Ambientato durante la Guerra civile, The Hateful Eight, ottavo e ultimo lavoro di Quentin Tarantino, si mostra molto particolare nel suo genere, essendo un mix di generi, tanto che potremmo chiederci se, abbandonato l'aspetto di un western classico, in realtà non si debba parlare di thriller, commedia, film drammatico, claustrofobica pellicola ad alta tensione, film di Natale post Natale? Il vero problema non è quello di incasellare il tutto in precisi parametri cinematografici, bensì quello di ritrovare un senso più compiuto dietro le abbaglianti immagini.
Si parte così con un prodotto corale dove tutte le vecchie glorie del cinema di Tarantino tornano nel tentativo di riprendere da dove le avevamo lasciate, esattamente dove le avevamo lasciate. Proprio per questo sembra per certi versi di assistere ad un'autocelebrazione, dove non solo ritroviamo coloro ai quali eravamo abituati ma anche e soprattutto ambientazioni che non ci sono nuove in una storia che è tutto fuorché originale. Tutto comincia in una landa desolata nel più feroce degli scenari in cui un uomo possa trovarsi, una terra dove la natura è nemica e dove immense gelide vallate segnano la linea dell'orizzonte. L'ambientazione western era già stata affrontata nel precedente Django Unchained, ci ritroviamo quindi davanti ad un omaggio, ancora una volta, ai grandi maestri del passato ma in particolare, come dichiara Tarantino, a Sergio Leone, abbondando in citazioni e, soprattutto, in autocitazioni.
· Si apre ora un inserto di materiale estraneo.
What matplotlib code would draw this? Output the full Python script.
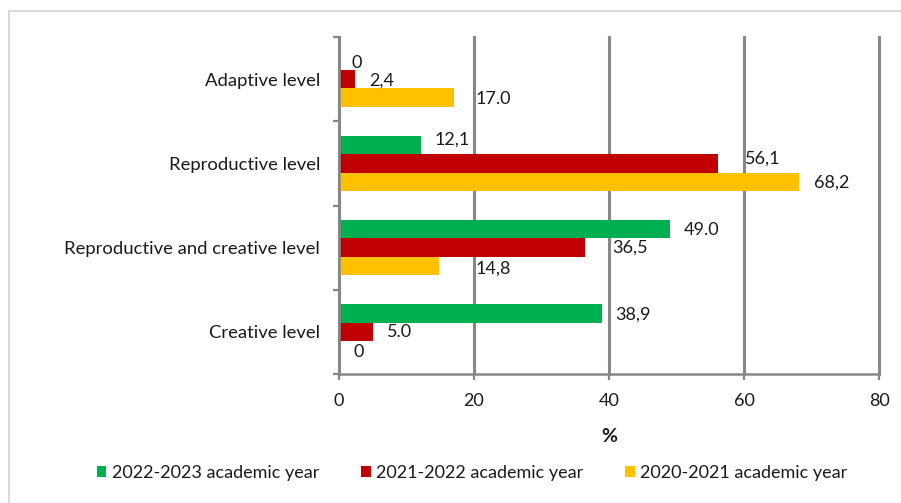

Ma oltre che a Leone, anche se in chiave leggermente dissonante, The Hateful Eight è chiaramente legato a La Cosa di John Carpenter, a sua volta pellicola ispiratrice de Le Iene. Da La Cosa, oltre che il protagonista Kurt Russell e il direttore della colonna sonora, Tarantino riprende le stesse ansiogene e innevate ambientazioni, per protagonisti che rinchiude dentro scricchiolanti pareti di un rifugio isolato, limitati fisicamente sotto il giogo della costante minaccia di un nemico invisibile ma tangibile al contempo, nella classica lotta alla sopravvivenza. Un luogo non luogo perduto in un tagliente gelo, in cui solo un rifugio può sembrare un porto sicuro, dove non vi è in realtà salvezza perchè tutti saranno l'uno contro l'altro per causa e indole, divisi in fazioni ma purtroppo esenti da colpi di scena. Un discorso preciso va intrapreso sulla scrittura alla base di questo lavoro, che inizialmente si presenta come un thriller grottesco con struttura teatrale, serratissimi dialoghi in un'unità di luogo e di tempo, nonostante i numerosi, ma non necessari, flashback a ripercorrere gli eventi da più angolazioni, come una sorta di Rashomon postmoderno in cui ognuno, o quasi, racconta la sua versione dei fatti. Si entra in un percorso accidentato posto ad evidenziare, ma finendo con il mortificare e appiattire, la bravura degli stessi interpreti. Ecco che si ripropongono i medesimi personaggi con le medesime formule interpretative attuate in passato, in questo non c'è novità né scelta coraggiosa per oltre tre ore che non valgono l'opera magnificente che si voleva portare a termine e, anche se non si può assolutamente dire che quello che ci scorre davanti è un brutto spettacolo, il cliché a volte può essere decisamente ridondante. Tarantino non ha la cifra di opere monumentali, come i grandi autori su cui forgia i suoi lavori, e ancora una volta la sceneggiatura citofonata dall'inizio alla fine, rende troppo prevedibile il tutto, strizzando continuamente l'occhio al grande pubblico, abbassando il target giocando sulla facile comprensibilità, alle mode old style del momento, all'esplosione patinata di colori e campi lunghi nell'abbondante postproduzione che invalida la presenza di una tecnica registica.
Definire The Hateful Eight un Le Iene in salsa western è un'affermazione troppo azzardata: non è presente nemmeno un vago ricordo dell'originalità prepotente di un lavoro che ha dato seguito a imitazioni per i 20 anni successivi. Parlando di copie di copie in una rete di infiniti rimandi artistici mediatici e pubblicitari, anche la colonna sonora inedita, creata dal Maestro Ennio Morricone, è una riproposizione. Diversi brani, erano stati composti proprio per La Cosa ma mai utilizzati all'epoca quindi riarrangiati e utilizzati ora, tutti tranne uno che è invece presente nel film di Carpenter.
Forse questo è un po' il passo più lungo della gamba, quello dal sentore di inadeguatezza, dall'indole di un quasi sequestro di persona, che ci attanaglia per un lungo lungo tempo in cui avremmo potuto anche scappare all'intervallo, o iniziare a vederlo da subito dopo, un po' a scelta.